Reason Five: The Perspective Shift
At dawn in the Masai Mara, something happens that does not happen at midday or late afternoon. You understand, in a physical rather than intellectual way, that you are not at the top of the food chain. The lion on the termite mound does not register the vehicle as anything significant. She is not performing for you. She is not adjusting her position for your camera. She is a lion, operating on lion priorities, in a landscape that is entirely her terms. The buffalo does not adjust its route because you are in it. The elephant herd coming to water does not defer to your presence, and if you are in their way, your guide will move the vehicle, not ask the elephants to go around.
This displacement — the reduction of your significance in the ecosystem from "centre" to "visitor" — is not threatening when you experience it at dawn in the Mara.
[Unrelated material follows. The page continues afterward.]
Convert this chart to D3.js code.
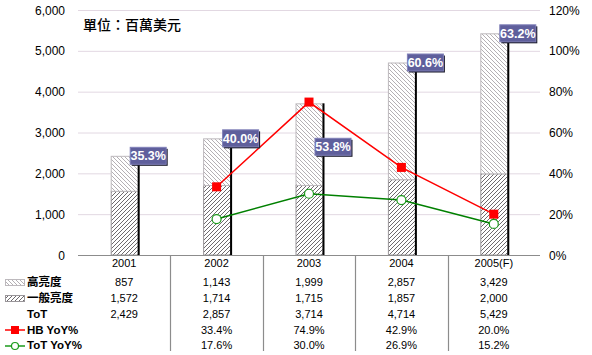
<!DOCTYPE html>
<html><head><meta charset="utf-8">
<script src="https://cdn.jsdelivr.net/npm/d3@7"></script>
<style>body{margin:0;background:#fff;}svg{display:block;font-family:Arial,"Liberation Sans",sans-serif;}</style>
</head><body><svg id="c" width="592" height="355"></svg>
<script>
const years = ["2001","2002","2003","2004","2005(F)"];
const highBright = [857,1143,1999,2857,3429];
const normalBright = [1572,1714,1715,1857,2000];
const totals = [2429,2857,3714,4714,5429];
const hbYoY = [null,33.4,74.9,42.9,20.0];
const totYoY = [null,17.6,30.0,26.9,15.2];
const shareLabels = ["35.3%","40.0%","53.8%","60.6%","63.2%"];
const labelValue = [2429,2857,2650,4714,5429];
const leftTicks = [0,1000,2000,3000,4000,5000,6000];
const rightTicks = [0,20,40,60,80,100,120];
const unitText = "單位：百萬美元";

const svg = d3.select("#c");
const x0 = 78, x1 = 540, yTop = 10, yBot = 255;
const x = d3.scaleBand().domain(years).range([x0,x1]);
const yL = d3.scaleLinear().domain([0,6000]).range([yBot,yTop]);
const yR = d3.scaleLinear().domain([0,120]).range([yBot,yTop]);
const fmt = d3.format(",");

const defs = svg.append("defs");
const p1 = defs.append("pattern").attr("id","hHigh").attr("patternUnits","userSpaceOnUse").attr("width",4).attr("height",4);
p1.append("rect").attr("width",4).attr("height",4).attr("fill","#fff");
p1.append("path").attr("d","M-1,-1 L5,5 M3,-1 L5,1 M-1,3 L1,5").attr("stroke","#b4b0b4").attr("stroke-width",1);
const p2 = defs.append("pattern").attr("id","hNorm").attr("patternUnits","userSpaceOnUse").attr("width",4).attr("height",4);
p2.append("rect").attr("width",4).attr("height",4).attr("fill","#fff");
p2.append("path").attr("d","M-1,5 L5,-1 M-1,1 L1,-1 M3,5 L5,3").attr("stroke","#6e6a6e").attr("stroke-width",1);

// gridlines
svg.append("g").selectAll("line").data(leftTicks.filter(d=>d>0)).join("line")
  .attr("x1",x0).attr("x2",x1).attr("y1",d=>yL(d)+0.5).attr("y2",d=>yL(d)+0.5)
  .attr("stroke","#e2d8e2").attr("stroke-width",1);

// left axis labels
svg.append("g").selectAll("text").data(leftTicks).join("text")
  .attr("x",65).attr("y",d=>yL(d)+4.5).attr("text-anchor","end").attr("font-size",12).text(d=>fmt(d));
// right axis labels
svg.append("g").selectAll("text").data(rightTicks).join("text")
  .attr("x",549).attr("y",d=>yR(d)+4.5).attr("text-anchor","start").attr("font-size",12).text(d=>d+"%");

svg.append("text").attr("x",83).attr("y",30).attr("font-size",14).attr("font-weight",500)
  .attr("font-family","'Noto Sans CJK TC','Noto Sans CJK SC',sans-serif").text(unitText);

const bw = 27;
const cx = d => x(d) + x.bandwidth()/2;
const bars = svg.append("g");
years.forEach((yr,i)=>{
  const bx = cx(yr) - bw/2;
  bars.append("rect").attr("x",bx+0.5).attr("y",yL(normalBright[i])+0.5).attr("width",bw)
    .attr("height",yL(0)-yL(normalBright[i])-0.5).attr("fill","url(#hNorm)").attr("stroke","#9a969a");
  bars.append("rect").attr("x",bx+0.5).attr("y",yL(totals[i])+0.5).attr("width",bw)
    .attr("height",yL(normalBright[i])-yL(totals[i])).attr("fill","url(#hHigh)").attr("stroke","#bdb9bd");
  bars.append("line").attr("x1",bx+bw+1).attr("x2",bx+bw+1).attr("y1",yL(0)).attr("y2",yL(totals[i]))
    .attr("stroke","#000").attr("stroke-width",2);
});

// axis line
svg.append("line").attr("x1",x0).attr("x2",x1).attr("y1",yBot+0.5).attr("y2",yBot+0.5).attr("stroke","#8c8c8c").attr("stroke-width",1.2);
// table dividers
svg.append("g").selectAll("line").data(years.slice(1)).join("line")
  .attr("x1",d=>Math.round(x(d))+0.5).attr("x2",d=>Math.round(x(d))+0.5).attr("y1",yBot).attr("y2",351)
  .attr("stroke","#8c8c8c").attr("stroke-width",1.2);

// lines
const lineGen = (arr)=>d3.line().defined(d=>d[1]!=null).x(d=>cx(d[0])).y(d=>yR(d[1]))(years.map((y,i)=>[y,arr[i]]));
svg.append("path").attr("d",lineGen(hbYoY)).attr("fill","none").attr("stroke","#ff0000").attr("stroke-width",1.5);
svg.append("path").attr("d",lineGen(totYoY)).attr("fill","none").attr("stroke","#008000").attr("stroke-width",1.5);
svg.append("g").selectAll("rect").data(years.map((y,i)=>[y,hbYoY[i]]).filter(d=>d[1]!=null)).join("rect")
  .attr("x",d=>cx(d[0])-4.5).attr("y",d=>yR(d[1])-4.5).attr("width",9).attr("height",9).attr("fill","#ff0000");
svg.append("g").selectAll("circle").data(years.map((y,i)=>[y,totYoY[i]]).filter(d=>d[1]!=null)).join("circle")
  .attr("cx",d=>cx(d[0])).attr("cy",d=>yR(d[1])).attr("r",4.5).attr("fill","#fff").attr("stroke","#1a9a1a").attr("stroke-width",1.2);

// share labels
const lab = svg.append("g");
years.forEach((yr,i)=>{
  const lx = cx(yr) + bw/2 - 8;
  const ly = yL(labelValue[i]) - 9;
  lab.append("rect").attr("x",lx+2).attr("y",ly+2).attr("width",36).attr("height",17).attr("fill","#1a1a2a");
  lab.append("rect").attr("x",lx+0.5).attr("y",ly+0.5).attr("width",36).attr("height",17).attr("fill","#5f5f9c").attr("stroke","#8080b8");
  lab.append("text").attr("x",lx+18.5).attr("y",ly+13.5).attr("text-anchor","middle").attr("font-size",12.5)
    .attr("font-weight","bold").attr("fill","#fff").text(shareLabels[i]);
});

// table
const rowY = [267,286,302,318,334,349];
const tbl = svg.append("g").attr("font-size",11);
years.forEach((yr,i)=>{
  tbl.append("text").attr("x",cx(yr)).attr("y",rowY[0]).attr("text-anchor","middle").text(yr);
  tbl.append("text").attr("x",cx(yr)).attr("y",rowY[1]).attr("text-anchor","middle").text(fmt(highBright[i]));
  tbl.append("text").attr("x",cx(yr)).attr("y",rowY[2]).attr("text-anchor","middle").text(fmt(normalBright[i]));
  tbl.append("text").attr("x",cx(yr)).attr("y",rowY[3]).attr("text-anchor","middle").text(fmt(totals[i]));
  if(hbYoY[i]!=null) tbl.append("text").attr("x",cx(yr)).attr("y",rowY[4]).attr("text-anchor","middle").text(hbYoY[i].toFixed(1)+"%");
  if(totYoY[i]!=null) tbl.append("text").attr("x",cx(yr)).attr("y",rowY[5]).attr("text-anchor","middle").text(totYoY[i].toFixed(1)+"%");
});

// legend
const leg = svg.append("g");
leg.append("rect").attr("x",5.5).attr("y",279.5).attr("width",19).attr("height",6).attr("fill","url(#hHigh)").attr("stroke","#bdb9bd");
leg.append("rect").attr("x",5.5).attr("y",295.5).attr("width",19).attr("height",6).attr("fill","url(#hNorm)").attr("stroke","#9a969a");
leg.append("line").attr("x1",5).attr("x2",25).attr("y1",330).attr("y2",330).attr("stroke","#ff0000").attr("stroke-width",1.5);
leg.append("rect").attr("x",11).attr("y",326).attr("width",8).attr("height",8).attr("fill","#ff0000");
leg.append("line").attr("x1",5).attr("x2",25).attr("y1",346).attr("y2",346).attr("stroke","#1a9a1a").attr("stroke-width",1.5);
leg.append("circle").attr("cx",15).attr("cy",346).attr("r",3.5).attr("fill","#fff").attr("stroke","#1a9a1a").attr("stroke-width",1.2);
const legLabels = ["高亮度","一般亮度","ToT","HB YoY%","ToT YoY%"];
leg.selectAll("text").data(legLabels).join("text")
  .attr("x",27).attr("y",(d,i)=>rowY[i+1]).attr("font-size",11.5).attr("font-weight","bold")
  .attr("font-family","Arial,'Liberation Sans','Noto Sans CJK TC',sans-serif").text(d=>d);
</script></body></html>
It is, somehow, a relief. A recalibration. The particular kind of freedom that comes from being genuinely, unambiguously small in a landscape that is genuinely, unambiguously larger than you. The city, the meetings, the phone — these things are not important in the Mara at 5am. The Mara at 5am is the only thing that is important. And for the duration of the drive, that is enough.
The Mara at dawn does not impress you. It recalibrates you.
Go once, early, and see what the morning says. It will say something different to each person who asks — the Mara always does — but it will say it in a language that requires no translation, in light that belongs to no photograph you have ever seen, in the particular silence of a savannah that is not, actually, silent at all.